Post by raito » Sun Jan 17, 2016 4:07 am

KBD_TRACKER wrote: Imagine the wry, slightly droll reception, if at a musician's party somebody described his studio as primarily composed of a TR626 drum machine, an EX800 synth module, a Behringer mixer, and an Alesis Midiverb effect box .... :mrgreen:
Then imagine that, after that reception, that somebody casually mentions the gold record they got with said gear.

I love gear as much as the next guy. But gear does not make music.

In another endeavor, there is a continual set of fellows of intermediate ability who are absolutely convinced of 2 things. The first is that they believe that better gear will finally propel them into their rightful place among the truly skilled. The second is that they're utterly convinced that the top guys have some secret knowledge that they just won't share. Both are incorrect.
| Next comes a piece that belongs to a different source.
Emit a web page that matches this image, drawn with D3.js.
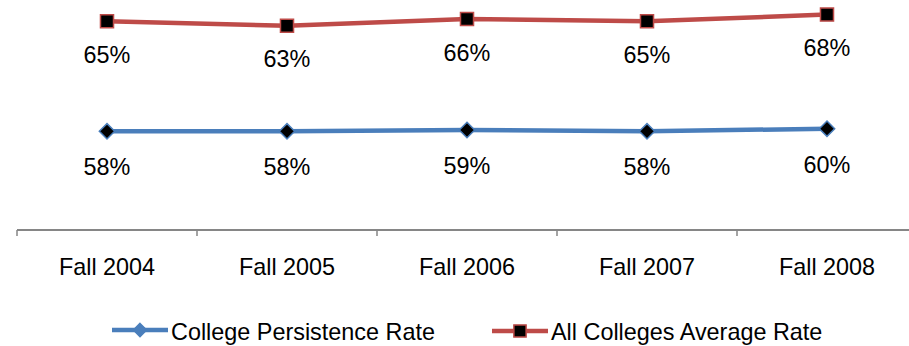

They never seem to have an answer for the question that follows their first belief, "If that piece of gear would make you so much better, why is it that I just kicked your butt using borrowed equipment?" And they darned sure never believe what they're told regarding secret knowledge, which is that there's no secret, only hard work.

To bring this around to something resembling the topic of this thread...

After I'd purchased my first keyboard (Yamaha PS-20), I had it over at a friend's place. Now, I'd bought that particular keyboard because I could afford it, and it had the 3 sounds I needed most -- piano, organ, and harpsichord. While I was there, another guy happened to visit. He'd been playing keyboards since he was about 6, been in bands forever, etc. Much better player than I was, or probably am today. He made that thing sing.

Elsewhere, there was a thread on writing songs. The author was bemoaning the fact that he couldn't write songs because he couldn't currently record. I asked him to look at some sheet music of his favorite songs. There isn't much more there than melody. chords, and an indication of rhythm. You can go a long way with that.

I also see elsewhere the complaint that various synths these days don't have enough knobs, because knobs are essential for live performances. Well, Sturgeon's Law notwithstanding, most of that sort of music seems to twiddle knobs instead of having any sort of song to play. It's not that one couldn't make a great piece from the idea of simple patterns whose timbre changes over time. I mean look at Ravel's Bolero, which is the original exercise for that. It's that most often turning the knob live doesn't actually make the song better.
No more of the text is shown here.